— Job —
Skip pictures; extract every line from the one with "Reproduce this chart" through the one with "1980, 1990, 2000];", exactly as written.

— Information given —
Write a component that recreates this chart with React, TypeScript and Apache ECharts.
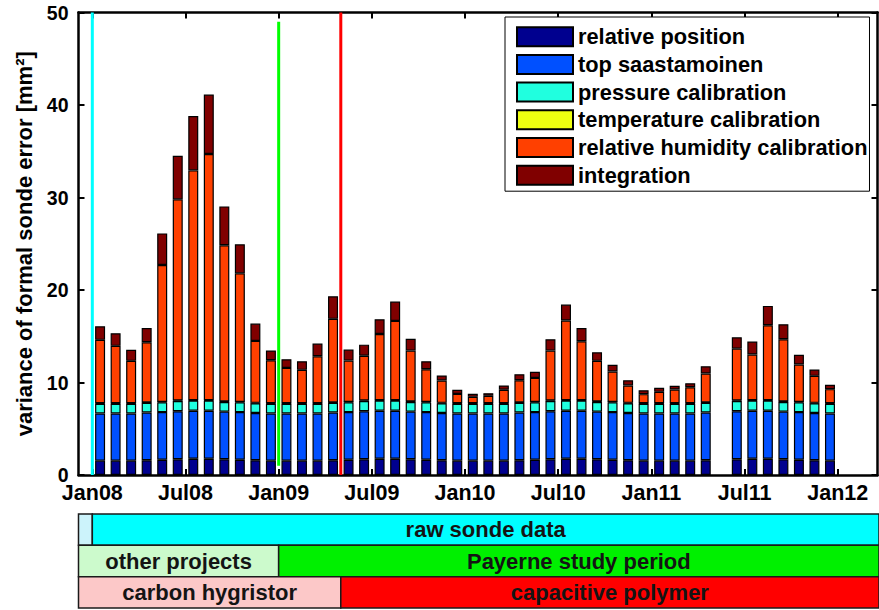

==

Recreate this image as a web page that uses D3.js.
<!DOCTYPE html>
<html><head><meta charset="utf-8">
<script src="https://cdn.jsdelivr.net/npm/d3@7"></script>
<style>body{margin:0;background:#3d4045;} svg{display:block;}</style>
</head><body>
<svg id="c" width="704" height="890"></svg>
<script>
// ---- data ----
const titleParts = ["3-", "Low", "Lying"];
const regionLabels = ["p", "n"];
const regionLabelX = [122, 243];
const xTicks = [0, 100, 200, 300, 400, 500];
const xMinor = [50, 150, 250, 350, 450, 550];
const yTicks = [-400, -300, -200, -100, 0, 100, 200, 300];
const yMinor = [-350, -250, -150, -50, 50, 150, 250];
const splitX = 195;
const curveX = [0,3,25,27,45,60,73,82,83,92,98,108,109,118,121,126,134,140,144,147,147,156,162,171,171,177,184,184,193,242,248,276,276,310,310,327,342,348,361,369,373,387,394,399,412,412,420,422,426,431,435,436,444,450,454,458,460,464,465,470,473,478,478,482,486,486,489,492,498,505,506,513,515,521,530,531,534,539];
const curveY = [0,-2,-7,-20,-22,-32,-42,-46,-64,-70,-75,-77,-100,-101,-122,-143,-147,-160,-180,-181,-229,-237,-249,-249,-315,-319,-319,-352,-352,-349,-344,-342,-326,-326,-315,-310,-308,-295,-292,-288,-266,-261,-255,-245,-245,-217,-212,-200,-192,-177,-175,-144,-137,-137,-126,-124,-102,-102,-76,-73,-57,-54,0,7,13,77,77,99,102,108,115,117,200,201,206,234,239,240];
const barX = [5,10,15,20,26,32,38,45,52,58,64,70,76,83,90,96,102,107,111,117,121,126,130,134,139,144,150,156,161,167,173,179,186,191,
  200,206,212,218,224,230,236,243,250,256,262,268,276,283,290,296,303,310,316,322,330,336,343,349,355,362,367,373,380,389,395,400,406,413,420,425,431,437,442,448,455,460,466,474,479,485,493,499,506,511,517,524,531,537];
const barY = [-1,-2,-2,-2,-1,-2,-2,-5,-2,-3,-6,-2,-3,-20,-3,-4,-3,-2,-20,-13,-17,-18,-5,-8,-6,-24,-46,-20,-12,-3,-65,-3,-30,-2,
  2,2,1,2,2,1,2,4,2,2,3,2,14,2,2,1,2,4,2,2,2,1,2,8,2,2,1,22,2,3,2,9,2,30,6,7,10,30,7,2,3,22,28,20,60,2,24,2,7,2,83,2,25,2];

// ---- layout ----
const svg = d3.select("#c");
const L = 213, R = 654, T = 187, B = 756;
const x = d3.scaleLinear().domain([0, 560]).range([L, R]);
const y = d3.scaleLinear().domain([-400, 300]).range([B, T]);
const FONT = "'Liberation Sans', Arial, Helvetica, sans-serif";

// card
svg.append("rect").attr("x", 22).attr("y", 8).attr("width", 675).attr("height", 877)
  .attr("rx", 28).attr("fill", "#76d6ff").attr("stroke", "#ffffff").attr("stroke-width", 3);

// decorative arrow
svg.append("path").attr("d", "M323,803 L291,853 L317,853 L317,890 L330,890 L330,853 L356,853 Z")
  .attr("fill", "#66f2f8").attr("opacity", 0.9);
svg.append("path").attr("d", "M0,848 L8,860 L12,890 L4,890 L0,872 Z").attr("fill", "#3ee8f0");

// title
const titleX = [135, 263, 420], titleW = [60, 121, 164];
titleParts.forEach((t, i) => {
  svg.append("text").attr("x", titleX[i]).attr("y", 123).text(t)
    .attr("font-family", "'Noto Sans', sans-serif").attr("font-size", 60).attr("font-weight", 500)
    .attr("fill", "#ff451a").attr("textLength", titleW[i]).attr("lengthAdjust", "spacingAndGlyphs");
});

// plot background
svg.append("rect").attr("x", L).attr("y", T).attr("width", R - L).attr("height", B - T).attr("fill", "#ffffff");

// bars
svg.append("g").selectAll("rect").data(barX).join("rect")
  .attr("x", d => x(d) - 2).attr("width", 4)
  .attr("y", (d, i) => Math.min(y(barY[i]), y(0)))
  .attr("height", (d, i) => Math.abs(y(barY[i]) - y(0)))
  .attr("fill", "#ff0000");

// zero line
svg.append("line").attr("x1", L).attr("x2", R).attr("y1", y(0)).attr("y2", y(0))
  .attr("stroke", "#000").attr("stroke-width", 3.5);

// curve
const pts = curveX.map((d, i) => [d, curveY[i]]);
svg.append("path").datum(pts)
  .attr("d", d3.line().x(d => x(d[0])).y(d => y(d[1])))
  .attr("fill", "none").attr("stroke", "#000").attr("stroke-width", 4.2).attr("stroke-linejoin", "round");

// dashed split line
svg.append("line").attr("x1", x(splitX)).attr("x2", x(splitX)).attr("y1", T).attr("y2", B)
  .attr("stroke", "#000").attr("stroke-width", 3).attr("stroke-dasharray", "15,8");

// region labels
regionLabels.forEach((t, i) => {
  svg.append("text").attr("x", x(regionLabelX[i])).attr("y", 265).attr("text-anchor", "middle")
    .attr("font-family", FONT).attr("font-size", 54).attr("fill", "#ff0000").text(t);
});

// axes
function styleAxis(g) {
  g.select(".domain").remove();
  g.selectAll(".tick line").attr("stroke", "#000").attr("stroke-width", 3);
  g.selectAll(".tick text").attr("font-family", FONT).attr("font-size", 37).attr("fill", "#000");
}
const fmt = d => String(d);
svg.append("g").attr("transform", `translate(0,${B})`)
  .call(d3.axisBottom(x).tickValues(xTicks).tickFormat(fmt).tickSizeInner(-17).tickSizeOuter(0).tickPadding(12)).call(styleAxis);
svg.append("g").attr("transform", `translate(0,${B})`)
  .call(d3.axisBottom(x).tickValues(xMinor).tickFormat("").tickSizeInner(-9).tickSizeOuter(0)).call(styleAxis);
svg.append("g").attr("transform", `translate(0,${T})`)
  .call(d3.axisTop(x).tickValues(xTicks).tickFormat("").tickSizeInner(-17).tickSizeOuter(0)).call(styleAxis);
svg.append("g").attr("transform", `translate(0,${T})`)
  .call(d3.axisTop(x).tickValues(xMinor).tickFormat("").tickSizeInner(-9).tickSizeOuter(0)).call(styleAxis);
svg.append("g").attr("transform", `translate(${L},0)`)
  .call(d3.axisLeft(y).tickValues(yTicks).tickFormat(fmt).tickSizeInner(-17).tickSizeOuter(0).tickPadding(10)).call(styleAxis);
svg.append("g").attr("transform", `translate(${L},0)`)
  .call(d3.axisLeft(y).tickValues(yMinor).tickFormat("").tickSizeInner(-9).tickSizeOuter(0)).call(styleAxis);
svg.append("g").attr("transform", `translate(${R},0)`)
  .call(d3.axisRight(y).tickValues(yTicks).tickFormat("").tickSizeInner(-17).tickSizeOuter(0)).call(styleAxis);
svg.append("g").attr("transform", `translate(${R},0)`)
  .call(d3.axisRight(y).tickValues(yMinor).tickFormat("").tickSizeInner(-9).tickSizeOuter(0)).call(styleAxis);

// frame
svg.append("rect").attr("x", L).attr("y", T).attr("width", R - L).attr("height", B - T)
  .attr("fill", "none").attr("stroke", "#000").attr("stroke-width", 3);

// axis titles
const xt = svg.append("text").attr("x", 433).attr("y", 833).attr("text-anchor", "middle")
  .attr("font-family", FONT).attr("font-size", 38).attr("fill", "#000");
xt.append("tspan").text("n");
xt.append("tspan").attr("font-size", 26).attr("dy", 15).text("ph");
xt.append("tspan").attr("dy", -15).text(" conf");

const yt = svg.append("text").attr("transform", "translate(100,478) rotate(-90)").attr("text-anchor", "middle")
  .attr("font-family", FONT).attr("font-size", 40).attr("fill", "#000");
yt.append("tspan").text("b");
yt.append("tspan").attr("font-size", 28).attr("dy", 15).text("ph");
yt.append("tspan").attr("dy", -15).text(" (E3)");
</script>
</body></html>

* * *

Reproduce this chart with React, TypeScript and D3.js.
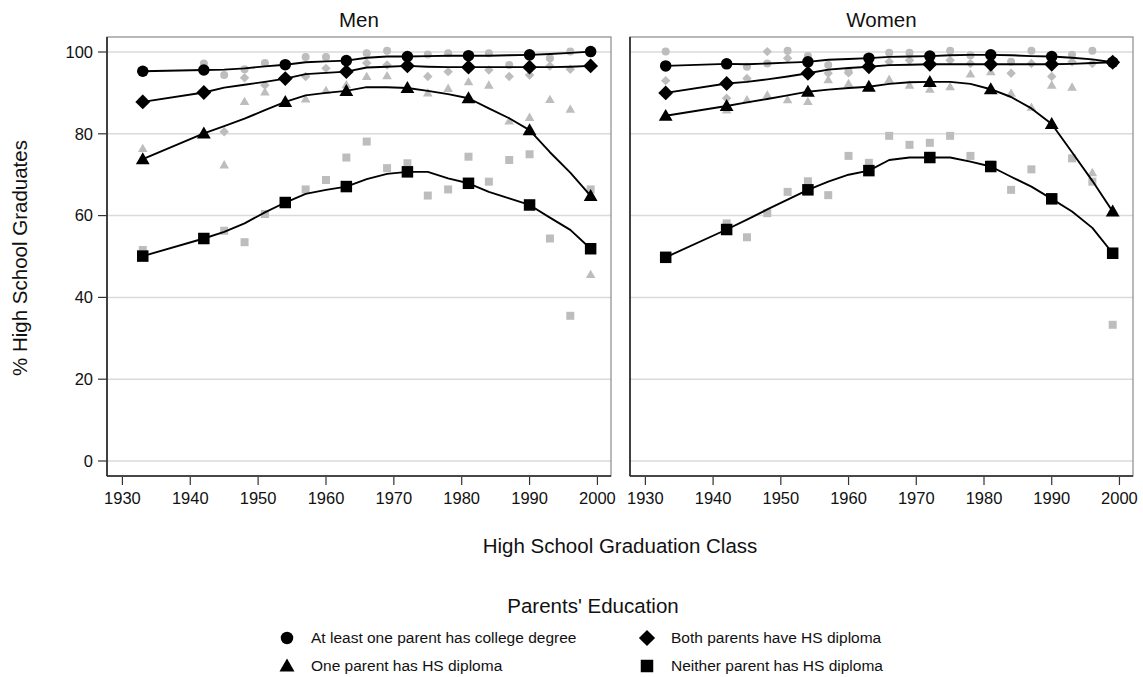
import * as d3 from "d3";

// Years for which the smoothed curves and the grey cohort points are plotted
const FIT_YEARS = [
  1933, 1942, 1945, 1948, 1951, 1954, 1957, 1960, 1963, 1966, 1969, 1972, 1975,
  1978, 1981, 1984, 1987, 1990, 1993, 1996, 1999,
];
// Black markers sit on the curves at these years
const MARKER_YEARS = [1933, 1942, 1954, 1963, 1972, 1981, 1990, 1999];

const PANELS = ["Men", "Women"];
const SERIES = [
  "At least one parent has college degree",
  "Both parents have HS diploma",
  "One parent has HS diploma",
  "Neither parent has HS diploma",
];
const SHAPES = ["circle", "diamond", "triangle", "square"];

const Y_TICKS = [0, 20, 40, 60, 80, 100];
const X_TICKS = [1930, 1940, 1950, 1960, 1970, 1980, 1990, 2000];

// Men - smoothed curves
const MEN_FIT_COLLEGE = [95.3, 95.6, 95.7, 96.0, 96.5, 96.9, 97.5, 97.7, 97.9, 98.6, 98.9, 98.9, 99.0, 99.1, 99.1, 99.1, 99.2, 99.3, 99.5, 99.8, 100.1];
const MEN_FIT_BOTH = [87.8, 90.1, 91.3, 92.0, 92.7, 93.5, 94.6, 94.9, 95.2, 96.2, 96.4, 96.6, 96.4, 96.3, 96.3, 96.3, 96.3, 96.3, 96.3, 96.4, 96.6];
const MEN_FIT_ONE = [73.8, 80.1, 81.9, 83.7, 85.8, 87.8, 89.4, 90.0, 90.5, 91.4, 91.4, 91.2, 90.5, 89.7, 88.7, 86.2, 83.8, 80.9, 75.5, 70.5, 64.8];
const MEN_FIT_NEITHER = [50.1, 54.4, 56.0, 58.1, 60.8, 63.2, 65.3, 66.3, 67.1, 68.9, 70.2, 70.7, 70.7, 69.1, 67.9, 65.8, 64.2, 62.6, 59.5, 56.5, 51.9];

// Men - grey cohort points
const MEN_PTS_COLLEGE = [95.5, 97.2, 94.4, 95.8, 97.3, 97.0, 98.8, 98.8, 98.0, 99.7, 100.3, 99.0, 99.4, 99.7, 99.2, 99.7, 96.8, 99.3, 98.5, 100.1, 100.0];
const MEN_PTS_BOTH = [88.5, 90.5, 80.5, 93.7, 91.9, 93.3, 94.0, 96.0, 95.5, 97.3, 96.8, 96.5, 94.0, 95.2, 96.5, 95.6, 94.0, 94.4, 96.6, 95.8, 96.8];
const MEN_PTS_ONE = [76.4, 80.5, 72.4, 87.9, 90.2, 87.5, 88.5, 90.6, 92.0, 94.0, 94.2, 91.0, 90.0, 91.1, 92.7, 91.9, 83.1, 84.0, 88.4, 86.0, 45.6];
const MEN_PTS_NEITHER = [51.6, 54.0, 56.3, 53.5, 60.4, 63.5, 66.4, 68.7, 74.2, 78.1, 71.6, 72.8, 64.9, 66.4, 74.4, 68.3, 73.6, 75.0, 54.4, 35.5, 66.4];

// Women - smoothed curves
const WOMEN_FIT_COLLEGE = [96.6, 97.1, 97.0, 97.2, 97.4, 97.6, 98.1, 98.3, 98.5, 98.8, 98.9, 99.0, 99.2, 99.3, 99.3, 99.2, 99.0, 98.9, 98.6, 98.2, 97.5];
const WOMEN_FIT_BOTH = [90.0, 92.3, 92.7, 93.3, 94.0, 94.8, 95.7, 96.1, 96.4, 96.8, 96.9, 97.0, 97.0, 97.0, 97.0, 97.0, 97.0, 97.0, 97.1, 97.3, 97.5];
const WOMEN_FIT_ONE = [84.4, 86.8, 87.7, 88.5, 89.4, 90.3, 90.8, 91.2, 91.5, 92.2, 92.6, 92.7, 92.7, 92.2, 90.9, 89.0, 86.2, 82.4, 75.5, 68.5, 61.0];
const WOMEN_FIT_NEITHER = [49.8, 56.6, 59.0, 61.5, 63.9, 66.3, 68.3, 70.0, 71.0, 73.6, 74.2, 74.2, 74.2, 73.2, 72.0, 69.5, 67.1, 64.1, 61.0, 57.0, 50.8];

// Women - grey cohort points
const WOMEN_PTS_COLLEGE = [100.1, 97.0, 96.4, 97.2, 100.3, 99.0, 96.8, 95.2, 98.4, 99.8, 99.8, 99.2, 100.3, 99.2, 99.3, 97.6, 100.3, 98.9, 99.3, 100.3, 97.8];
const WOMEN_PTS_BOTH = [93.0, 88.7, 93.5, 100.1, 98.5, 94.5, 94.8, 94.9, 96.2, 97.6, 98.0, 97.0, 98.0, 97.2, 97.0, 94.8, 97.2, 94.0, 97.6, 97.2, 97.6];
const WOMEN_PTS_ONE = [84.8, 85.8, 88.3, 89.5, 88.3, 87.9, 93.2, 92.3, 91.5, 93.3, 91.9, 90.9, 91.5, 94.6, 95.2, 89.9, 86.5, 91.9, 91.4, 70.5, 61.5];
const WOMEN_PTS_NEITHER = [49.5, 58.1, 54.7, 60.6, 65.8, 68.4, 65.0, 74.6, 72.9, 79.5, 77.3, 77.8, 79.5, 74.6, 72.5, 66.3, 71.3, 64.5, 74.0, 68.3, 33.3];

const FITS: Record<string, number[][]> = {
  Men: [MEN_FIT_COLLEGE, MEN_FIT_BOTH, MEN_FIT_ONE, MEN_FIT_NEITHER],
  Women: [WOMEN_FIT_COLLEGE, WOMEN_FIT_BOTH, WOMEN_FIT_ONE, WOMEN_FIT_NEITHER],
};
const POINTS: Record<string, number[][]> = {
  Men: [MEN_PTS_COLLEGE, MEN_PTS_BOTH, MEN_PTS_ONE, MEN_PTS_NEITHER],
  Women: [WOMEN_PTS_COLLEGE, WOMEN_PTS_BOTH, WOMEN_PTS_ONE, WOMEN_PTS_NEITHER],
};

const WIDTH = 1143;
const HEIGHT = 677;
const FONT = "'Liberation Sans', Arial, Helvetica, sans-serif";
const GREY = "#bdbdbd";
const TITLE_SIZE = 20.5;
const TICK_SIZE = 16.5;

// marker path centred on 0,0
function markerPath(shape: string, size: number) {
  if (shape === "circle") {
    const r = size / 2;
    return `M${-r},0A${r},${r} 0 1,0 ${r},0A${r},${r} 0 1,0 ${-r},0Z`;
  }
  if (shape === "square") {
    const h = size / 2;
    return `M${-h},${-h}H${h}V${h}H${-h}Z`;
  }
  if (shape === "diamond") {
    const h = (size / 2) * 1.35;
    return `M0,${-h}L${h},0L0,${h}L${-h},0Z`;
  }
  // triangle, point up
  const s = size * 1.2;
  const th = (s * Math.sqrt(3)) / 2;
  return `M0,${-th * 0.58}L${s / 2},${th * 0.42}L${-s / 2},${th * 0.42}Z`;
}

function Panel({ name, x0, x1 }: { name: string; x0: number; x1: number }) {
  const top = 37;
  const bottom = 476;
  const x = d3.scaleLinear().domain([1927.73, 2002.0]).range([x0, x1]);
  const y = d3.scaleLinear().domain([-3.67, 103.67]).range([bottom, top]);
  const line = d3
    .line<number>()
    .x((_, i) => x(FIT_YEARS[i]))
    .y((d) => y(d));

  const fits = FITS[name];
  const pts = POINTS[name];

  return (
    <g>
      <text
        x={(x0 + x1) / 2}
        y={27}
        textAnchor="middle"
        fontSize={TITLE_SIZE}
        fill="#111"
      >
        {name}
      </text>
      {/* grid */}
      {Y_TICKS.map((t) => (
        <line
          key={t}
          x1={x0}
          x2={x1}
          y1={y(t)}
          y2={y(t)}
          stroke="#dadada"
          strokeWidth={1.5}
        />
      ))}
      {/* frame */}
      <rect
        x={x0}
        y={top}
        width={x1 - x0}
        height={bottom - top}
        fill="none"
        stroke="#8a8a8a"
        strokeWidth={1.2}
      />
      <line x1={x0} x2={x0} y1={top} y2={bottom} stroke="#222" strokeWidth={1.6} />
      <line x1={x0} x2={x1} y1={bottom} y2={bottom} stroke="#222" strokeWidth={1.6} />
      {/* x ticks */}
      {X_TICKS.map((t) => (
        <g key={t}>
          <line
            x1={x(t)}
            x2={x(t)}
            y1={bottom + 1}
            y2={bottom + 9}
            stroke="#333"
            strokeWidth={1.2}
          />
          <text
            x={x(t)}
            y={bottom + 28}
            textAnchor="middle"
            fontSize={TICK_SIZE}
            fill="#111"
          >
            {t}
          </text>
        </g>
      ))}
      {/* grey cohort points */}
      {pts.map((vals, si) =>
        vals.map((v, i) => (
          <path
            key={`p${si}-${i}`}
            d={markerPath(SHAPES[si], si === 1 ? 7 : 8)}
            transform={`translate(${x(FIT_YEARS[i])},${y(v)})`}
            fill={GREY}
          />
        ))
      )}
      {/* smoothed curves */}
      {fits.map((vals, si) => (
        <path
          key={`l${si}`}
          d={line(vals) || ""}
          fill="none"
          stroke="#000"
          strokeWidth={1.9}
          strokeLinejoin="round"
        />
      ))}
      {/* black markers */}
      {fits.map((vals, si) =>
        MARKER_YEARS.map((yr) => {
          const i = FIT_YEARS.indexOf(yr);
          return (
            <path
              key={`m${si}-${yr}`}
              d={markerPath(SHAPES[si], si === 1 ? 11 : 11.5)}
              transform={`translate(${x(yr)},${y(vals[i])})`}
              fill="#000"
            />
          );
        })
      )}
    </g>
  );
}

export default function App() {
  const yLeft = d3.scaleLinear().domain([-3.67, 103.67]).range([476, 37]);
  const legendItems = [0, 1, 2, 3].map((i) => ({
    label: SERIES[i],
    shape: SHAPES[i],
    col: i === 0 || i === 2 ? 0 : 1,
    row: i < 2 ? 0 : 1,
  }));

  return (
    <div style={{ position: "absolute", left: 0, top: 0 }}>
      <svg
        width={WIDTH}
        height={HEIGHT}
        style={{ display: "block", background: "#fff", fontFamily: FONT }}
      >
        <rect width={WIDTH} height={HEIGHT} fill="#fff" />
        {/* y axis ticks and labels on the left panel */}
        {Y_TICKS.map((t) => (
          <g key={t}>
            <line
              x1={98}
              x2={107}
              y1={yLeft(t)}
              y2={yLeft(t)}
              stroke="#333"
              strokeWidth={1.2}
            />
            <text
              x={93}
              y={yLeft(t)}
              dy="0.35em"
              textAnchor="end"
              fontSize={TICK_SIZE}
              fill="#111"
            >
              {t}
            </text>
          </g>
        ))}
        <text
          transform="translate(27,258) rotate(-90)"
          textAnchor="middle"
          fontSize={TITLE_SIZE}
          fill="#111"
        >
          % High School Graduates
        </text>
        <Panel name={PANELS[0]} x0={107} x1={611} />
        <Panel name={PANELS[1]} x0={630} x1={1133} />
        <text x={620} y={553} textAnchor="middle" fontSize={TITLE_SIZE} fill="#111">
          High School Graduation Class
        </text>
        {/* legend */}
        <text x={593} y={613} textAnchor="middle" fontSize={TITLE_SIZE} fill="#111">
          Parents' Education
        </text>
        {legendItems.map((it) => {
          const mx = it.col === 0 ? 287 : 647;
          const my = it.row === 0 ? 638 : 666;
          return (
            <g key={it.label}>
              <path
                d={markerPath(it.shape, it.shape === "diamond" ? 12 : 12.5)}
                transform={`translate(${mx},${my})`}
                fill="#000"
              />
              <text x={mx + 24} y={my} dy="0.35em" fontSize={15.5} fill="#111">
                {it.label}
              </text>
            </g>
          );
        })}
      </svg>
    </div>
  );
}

— Task answer —
Reproduce this chart with React, TypeScript and D3.js.
import * as d3 from "d3";

// Years for which the smoothed curves and the grey cohort points are plotted
const FIT_YEARS = [
  1933, 1942, 1945, 1948, 1951, 1954, 1957, 1960, 1963, 1966, 1969, 1972, 1975,
  1978, 1981, 1984, 1987, 1990, 1993, 1996, 1999,
];
// Black markers sit on the curves at these years
const MARKER_YEARS = [1933, 1942, 1954, 1963, 1972, 1981, 1990, 1999];

const PANELS = ["Men", "Women"];
const SERIES = [
  "At least one parent has college degree",
  "Both parents have HS diploma",
  "One parent has HS diploma",
  "Neither parent has HS diploma",
];
const SHAPES = ["circle", "diamond", "triangle", "square"];

const Y_TICKS = [0, 20, 40, 60, 80, 100];
const X_TICKS = [1930, 1940, 1950, 1960, 1970, 1980, 1990, 2000];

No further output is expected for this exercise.